From Stevenage, head northbound on the A1/A14 or M1; whichever you prefer when heading for the M6. Once on the M6, continue on the old stretch of the motorway that takes you through Birmingham until you reach Junction 10.

At Junction 10, exit onto the A454 for Walsall and Wolverhampton (Central/East). Take the first exit at the roundabout onto the A454 Black Country Route for just over a mile. You’ll come to Keyway Junction, where you want to follow signs for Wolverhampton.

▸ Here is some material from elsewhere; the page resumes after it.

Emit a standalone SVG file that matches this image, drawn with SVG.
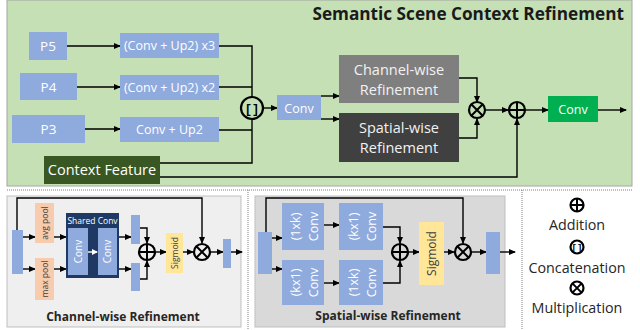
<svg xmlns="http://www.w3.org/2000/svg" width="640" height="330" viewBox="0 0 640 330">
<defs>
<marker id="ah" markerWidth="7" markerHeight="6" refX="6" refY="3" orient="auto" markerUnits="userSpaceOnUse"><path d="M0,0 L7,3 L0,6 z" fill="#000"/></marker>
<marker id="ahw" markerWidth="6" markerHeight="6" refX="5" refY="3" orient="auto" markerUnits="userSpaceOnUse"><path d="M0,0 L6,3 L0,6 z" fill="#fff"/></marker>
<style>
text{font-family:"Open Sans","Noto Sans","Liberation Sans",sans-serif}
.blue{fill:#8faadc}
.wt{fill:#fff;text-anchor:middle}
.dt{fill:#404040;text-anchor:middle}
.ln{fill:none;stroke:#000;stroke-width:1.4}
.ar{fill:none;stroke:#000;stroke-width:1.4;marker-end:url(#ah)}
.op{fill:none;stroke:#000;stroke-width:2}
.opf{stroke:#000;stroke-width:2.2}
.lbl{font-weight:bold;font-size:12px;fill:#262626;text-anchor:middle}
.pool{fill:#f8cbad}
.sig{fill:#ffe699}
.dot{stroke:#808080;stroke-width:1;stroke-dasharray:1,1;fill:none}
</style>
</defs>

<!-- panels -->
<rect x="7" y="0" width="625" height="186" fill="#c5e0b4" stroke="#a6a6a6" stroke-width="1"/>
<text x="624" y="20" font-size="17.2" font-weight="bold" fill="#1a1a1a" text-anchor="end">Semantic Scene Context Refinement</text>
<line x1="7" y1="190" x2="632" y2="190" class="dot"/>
<line x1="248" y1="190" x2="248" y2="330" class="dot"/>
<line x1="522" y1="190" x2="522" y2="330" class="dot"/>
<rect x="7" y="196" width="234" height="131" fill="#efefef" stroke="#bfbfbf" stroke-width="1"/>
<rect x="255" y="196" width="250" height="131" fill="#d9d9d9" stroke="#bfbfbf" stroke-width="1"/>

<!-- connectors -->
<g id="connectors">
<line x1="67" y1="46" x2="120" y2="46" class="ar"/>
<line x1="77" y1="87" x2="120" y2="87" class="ar"/>
<line x1="85" y1="129" x2="120" y2="129" class="ar"/>
<polyline points="219,46 252,46 252,163 160,163" class="ln"/>
<line x1="219" y1="87" x2="252" y2="87" class="ln"/>
<line x1="219" y1="130" x2="252" y2="130" class="ln"/>
<line x1="263" y1="108" x2="277" y2="108" class="ar"/>
<line x1="321" y1="96" x2="339" y2="96" class="ar"/>
<line x1="321" y1="119" x2="339" y2="119" class="ar"/>
<polyline points="459,78 477,78 477,102" class="ar"/>
<polyline points="459,138 477,138 477,119" class="ar"/>
<line x1="486" y1="110" x2="508" y2="110" class="ar"/>
<line x1="526" y1="110" x2="548" y2="110" class="ar"/>
<line x1="598" y1="110" x2="626" y2="110" class="ar"/>
<polyline points="160,177 517,177 517,119" class="ar"/>

<!-- channel-wise -->
<line x1="23" y1="237" x2="35" y2="237" class="ar"/>
<line x1="23" y1="269" x2="35" y2="269" class="ar"/>
<line x1="54" y1="237" x2="66" y2="237" class="ar"/>
<line x1="54" y1="269" x2="66" y2="269" class="ar"/>
<line x1="119" y1="237" x2="131" y2="237" class="ar"/>
<line x1="119" y1="269" x2="131" y2="269" class="ar"/>
<polyline points="140,228 147,228 147,243" class="ar"/>
<polyline points="140,279 147,279 147,261" class="ar"/>
<line x1="156" y1="252" x2="166" y2="252" class="ar"/>
<line x1="183" y1="252" x2="193" y2="252" class="ar"/>
<polyline points="17,230 17,198 202,198 202,243" class="ar"/>
<line x1="211" y1="252" x2="223" y2="252" class="ar"/>
<line x1="231" y1="252" x2="242" y2="252" class="ar"/>

<!-- spatial-wise -->
<polyline points="266,232 266,198 463,198 463,243" class="ar"/>
<line x1="272" y1="238" x2="282" y2="238" class="ar"/>
<line x1="272" y1="269" x2="282" y2="269" class="ar"/>
<line x1="324" y1="225" x2="339" y2="225" class="ar"/>
<line x1="324" y1="283" x2="339" y2="283" class="ar"/>
<polyline points="383,227 400,227 400,243" class="ar"/>
<polyline points="383,283 400,283 400,261" class="ar"/>
<line x1="409" y1="252" x2="419" y2="252" class="ar"/>
<line x1="444" y1="252" x2="454" y2="252" class="ar"/>
<line x1="472" y1="252" x2="486" y2="252" class="ar"/>
<line x1="500" y1="252" x2="515" y2="252" class="ar"/>
</g>

<!-- top nodes -->
<g id="p5"><rect x="29" y="32" width="38" height="28" class="blue"/><text x="48" y="51" font-size="13.5" class="wt">P5</text></g>
<g id="p4"><rect x="20" y="73" width="57" height="27" class="blue"/><text x="48.5" y="91.5" font-size="13.5" class="wt">P4</text></g>
<g id="p3"><rect x="12" y="115" width="73" height="28" class="blue"/><text x="48.5" y="134" font-size="13.5" class="wt">P3</text></g>
<g id="ctx"><rect x="44" y="156" width="116" height="28" fill="#385723"/><text x="102" y="175" font-size="14.5" class="wt">Context Feature</text></g>
<g id="up3"><rect x="120" y="33" width="99" height="25" class="blue"/><text x="169.5" y="50" font-size="12.5" class="wt">(Conv + Up2) x3</text></g>
<g id="up2"><rect x="120" y="75" width="99" height="25" class="blue"/><text x="169.5" y="92" font-size="12.5" class="wt">(Conv + Up2) x2</text></g>
<g id="up1"><rect x="120" y="117" width="99" height="25" class="blue"/><text x="169.5" y="134" font-size="12.5" class="wt">Conv + Up2</text></g>
<g id="concat"><circle cx="252" cy="108" r="11" fill="#c5e0b4" class="opf"/><text x="252" y="112.5" font-size="12" font-weight="bold" text-anchor="middle" style="font-family:'Liberation Mono',monospace">[]</text></g>
<g id="conv1"><rect x="277" y="95" width="44" height="25" class="blue"/><text x="299" y="112.5" font-size="12.5" class="wt">Conv</text></g>
<g id="cwr"><rect x="339" y="55" width="120" height="48" fill="#7f7f7f"/><text x="399" y="75" font-size="14.5" fill="#f2f2f2" text-anchor="middle">Channel-wise</text><text x="399" y="95" font-size="14.5" fill="#f2f2f2" text-anchor="middle">Refinement</text></g>
<g id="swr"><rect x="339" y="113" width="120" height="49" fill="#404040"/><text x="399" y="133" font-size="14.5" fill="#f2f2f2" text-anchor="middle">Spatial-wise</text><text x="399" y="153" font-size="14.5" fill="#f2f2f2" text-anchor="middle">Refinement</text></g>
<g id="mul1"><circle cx="477" cy="110" r="8" fill="#c5e0b4" class="opf"/><path d="M471.3,104.3 L482.7,115.7 M482.7,104.3 L471.3,115.7" class="op" stroke-width="1.6"/></g>
<g id="add1"><circle cx="517" cy="110" r="8" fill="#c5e0b4" class="opf"/><path d="M517,102 V118 M509,110 H525" class="op"/></g>
<g id="conv2"><rect x="548" y="96" width="50" height="26" fill="#00b050"/><text x="573" y="114" font-size="12.5" class="wt">Conv</text></g>

<!-- channel-wise nodes -->
<g id="cw-in"><rect x="12" y="230" width="11" height="44" class="blue"/></g>
<g id="cw-avg"><rect x="35" y="203" width="19" height="40" class="pool"/><text transform="translate(47.5,223) rotate(-90)" font-size="8.5" class="dt">avg  pool</text></g>
<g id="cw-max"><rect x="35" y="258" width="19" height="42" class="pool"/><text transform="translate(47.5,279) rotate(-90)" font-size="8.5" class="dt">max  pool</text></g>
<g id="cw-shared"><rect x="66" y="213" width="53" height="65" fill="#203864"/><text x="92.5" y="224" font-size="8.5" class="wt">Shared Conv</text>
<rect x="68" y="228" width="20" height="47" class="blue"/><text transform="translate(81.5,251.5) rotate(-90)" font-size="10" class="wt">Conv</text>
<rect x="98" y="228" width="19" height="47" class="blue"/><text transform="translate(111,251.5) rotate(-90)" font-size="10" class="wt">Conv</text>
<line x1="88" y1="252" x2="97" y2="252" stroke="#fff" stroke-width="1.4" marker-end="url(#ahw)"/></g>
<g id="cw-b1"><rect x="131" y="215" width="9" height="29" class="blue"/></g>
<g id="cw-b2"><rect x="131" y="263" width="9" height="28" class="blue"/></g>
<g id="cw-add"><circle cx="147" cy="252" r="8" fill="#efefef" class="opf"/><path d="M147,244 V260 M139,252 H155" class="op"/></g>
<g id="cw-sig"><rect x="166" y="233" width="17" height="40" class="sig"/><text transform="translate(178,253) rotate(-90)" font-size="8.5" class="dt">Sigmoid</text></g>
<g id="cw-mul"><circle cx="202" cy="252" r="8" fill="#efefef" class="opf"/><path d="M196.3,246.3 L207.7,257.7 M207.7,246.3 L196.3,257.7" class="op" stroke-width="1.6"/></g>
<g id="cw-out"><rect x="223" y="239" width="8" height="29" class="blue"/></g>
<text x="123" y="321" class="lbl">Channel-wise Refinement</text>

<!-- spatial-wise nodes -->
<g id="sw-in"><rect x="258" y="232" width="14" height="42" class="blue"/></g>
<g id="sw-c1"><rect x="282" y="203" width="42" height="47" class="blue"/><text transform="translate(300,226.5) rotate(-90)" font-size="12.5" class="wt">(1xk)</text><text transform="translate(318,226.5) rotate(-90)" font-size="12.5" class="wt">Conv</text></g>
<g id="sw-c2"><rect x="339" y="203" width="44" height="47" class="blue"/><text transform="translate(358,226.5) rotate(-90)" font-size="12.5" class="wt">(kx1)</text><text transform="translate(376,226.5) rotate(-90)" font-size="12.5" class="wt">Conv</text></g>
<g id="sw-c3"><rect x="282" y="260" width="42" height="45" class="blue"/><text transform="translate(300,282.5) rotate(-90)" font-size="12.5" class="wt">(kx1)</text><text transform="translate(318,282.5) rotate(-90)" font-size="12.5" class="wt">Conv</text></g>
<g id="sw-c4"><rect x="339" y="260" width="44" height="45" class="blue"/><text transform="translate(358,282.5) rotate(-90)" font-size="12.5" class="wt">(1xk)</text><text transform="translate(376,282.5) rotate(-90)" font-size="12.5" class="wt">Conv</text></g>
<g id="sw-add"><circle cx="400" cy="252" r="8" fill="#d9d9d9" class="opf"/><path d="M400,244 V260 M392,252 H408" class="op"/></g>
<g id="sw-sig"><rect x="419" y="222" width="25" height="63" class="sig"/><text transform="translate(435.5,253.5) rotate(-90)" font-size="12" class="dt">Sigmoid</text></g>
<g id="sw-mul"><circle cx="463" cy="252" r="8" fill="#d9d9d9" class="opf"/><path d="M457.3,246.3 L468.7,257.7 M468.7,246.3 L457.3,257.7" class="op" stroke-width="1.6"/></g>
<g id="sw-out"><rect x="486" y="232" width="14" height="42" class="blue"/></g>
<text x="388" y="320" class="lbl">Spatial-wise Refinement</text>

<!-- legend -->
<g id="legend">
<circle cx="577" cy="205" r="6.5" fill="#fff" class="opf"/><path d="M577,198.5 V211.5 M570.5,205 H583.5" class="op"/>
<text x="577" y="230" font-size="14.3" class="dt" style="fill:#262626">Addition</text>
<circle cx="577" cy="247" r="6.5" fill="#fff" class="opf"/><text x="577" y="250.5" font-size="9" font-weight="bold" text-anchor="middle" style="font-family:'Liberation Mono',monospace">[]</text>
<text x="577" y="273" font-size="14.3" class="dt" style="fill:#262626">Concatenation</text>
<circle cx="577" cy="288" r="6.5" fill="#fff" class="opf"/><path d="M572.4,283.4 L581.6,292.6 M581.6,283.4 L572.4,292.6" class="op" stroke-width="1.6"/>
<text x="577" y="313" font-size="14.3" class="dt" style="fill:#262626">Multiplication</text>
</g>
</svg>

Take the second exit at the roundabout onto A454 The Keyway and over the next roundabout that you encounter on the 3.3-mile section of road. Turn left for Middle Cross (again, the A454) and at the next roundabout, take the fourth exit for the A4150 ring road. After 0.9 miles, turn right onto Waterloo Road.

Tools: AA Route Planner | Highways Agency


There are signs that will direct you towards football parking, but you can also find spaces in the central pay and display car parks if you so desire.

By Rail

Services to: LONDON EUSTON

Wolverhampton station is served by direct trains from London, but there is a chance you may have to connect at Birmingham New Street too. The station, meanwhile, is a 15-minute stroll from the ground.

From the railway station, exit onto Railway Drive and continue along as it crosses over the Ring Road below. This will become Lichfield Street, but carry on regardless until the junction with Princes Street.

Turn right onto Princes Square and then left onto Wulfruna Street at the roundabout. Make your way past the university and onto the Ring Road, before turning right onto Waterloo Road and up towards the ground.